Translating this story from play to novel has taught me a few things.  First of all, the dialogue is easy, it’s the descriptions that are hard for me.  Being that there is virtually all of the former and none of the latter in stage plays, it’s easy to see why I gravitated to those (and, likely, still will in the future).  Second, stories are living things.

I set out to tell the story of the play in novel form, and it was like tossing a sea monkey on steroids into the ocean.  That thing swelled up and expanded and started growing all sorts of spider appendages and lizard tails and buzzard beaks and IT’S COMING RIGHT FOR US, RUN FOR YOUR LIVES.  As I write the characters, I keep learning new things about them, they keep doing things that surprise me, and as a result, the story is taking odd turns I never expected.  And therein lies the lesson I learned from my work today.

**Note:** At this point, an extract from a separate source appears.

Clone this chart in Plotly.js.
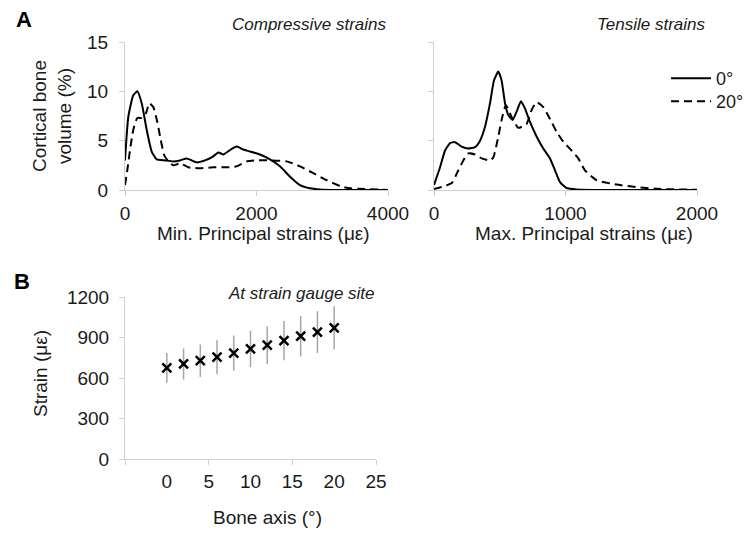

Are you listening, future me?  REMEMBER THIS MOMENT, because you learned something today, and if you forget it, Past Me is going to reach up through space and time and punch you right in the nads.  You hear me?  RIGHT IN THE NADS.  It’ll hurt me as much as it hurts you, but sometimes you have to send a fargoing message.

TAKE THE LONG WAY HOME.  Sure, plot the path.  Figure out how you’re going to get from where you are now to the end you imagine.  But don’t be afraid to blaze a new trail, to take a turn down a side street and see what secrets are hidden off the main drag.  Maybe the end you end up with is better than the end you thought you wanted.  (Whose end?)

Following that advice has led me, as I mentioned back at the top of this post, to the end of the first act of this novel.  The characters are all stuck, they’re all in trouble, they’re all in doubt.  They’re at the edge of a cliff, and it’s hard for any of them to see the way out.  (BUT THE ID-WRITER SEES ALL).  It’s a moment that never existed in the staged version of the story, caused by a character who existed only as a throwaway joke in the staged version, and yet it fits so perfectly (at least in my mind at the moment) that I don’t see how the story could unfold any other way.

For now.

So they’re stuck.  Tomorrow the second act begins, and it’s time to start digging them out.

OR IS IT?

*evil laughter echoes*

*sounds of struggle*

Sorry about that.  We’ve really got to get a handle on that guy.